Prior to being elected to the legislature, Huntley was active in Twin Ports area government. He served on the Minnesota Great Lakes Commission, on the Duluth City Council (1984–1988), and as a commissioner on the Minnesota Seaway Port Authority of Duluth (1988–1993). He was also the president of the Seaway Port Authority from 1990-1992.
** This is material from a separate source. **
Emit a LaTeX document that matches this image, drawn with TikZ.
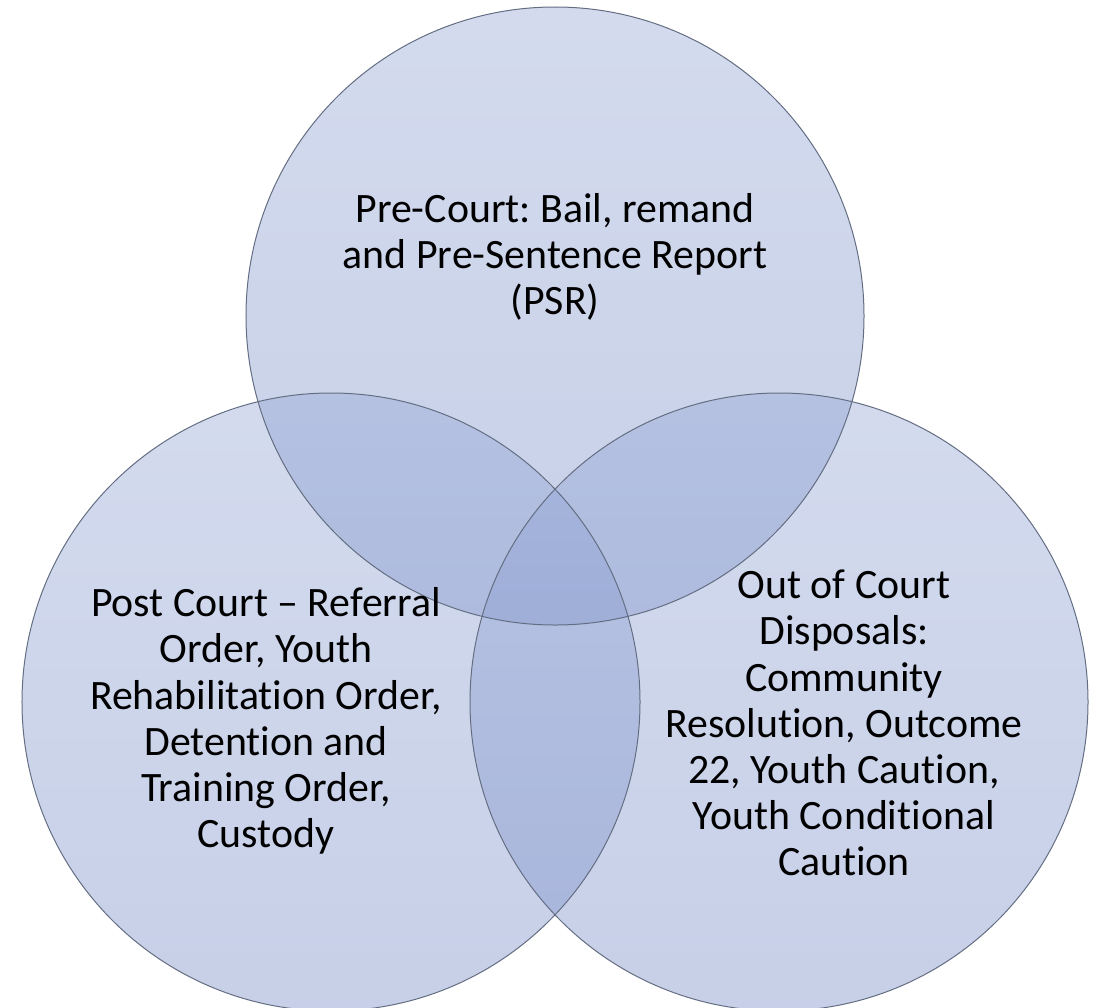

==Minnesota House of Representatives==
Huntley was first elected to the Minnesota legislature in 1992. He was the chair of the Finance Subcommittee for the Health Care and Human Services Finance Division from 2007 to 2010. He was a member of the Governor's Joint Health Care Task Force, of the Legislative Commission on Health Care Access, and of the Task Force on Small Business Health Insurance. He announced on December 17, 2013 that he would not be seeking re-election in 2014.

==Personal life and life==
His wife, Gail Huntley (nee Wettels), is a former DFL Party activist and state associate chair.

Huntley was arrested on February 2, 2013, near Deerwood, Minnesota, on suspicion of driving under the influence of alcohol after being stopped for speeding. He subsequently announced that he was guilty of the charge, intended to plead guilty, and apologized to constituents for his actions.

Huntley died on December 22, 2025, at the age of 87.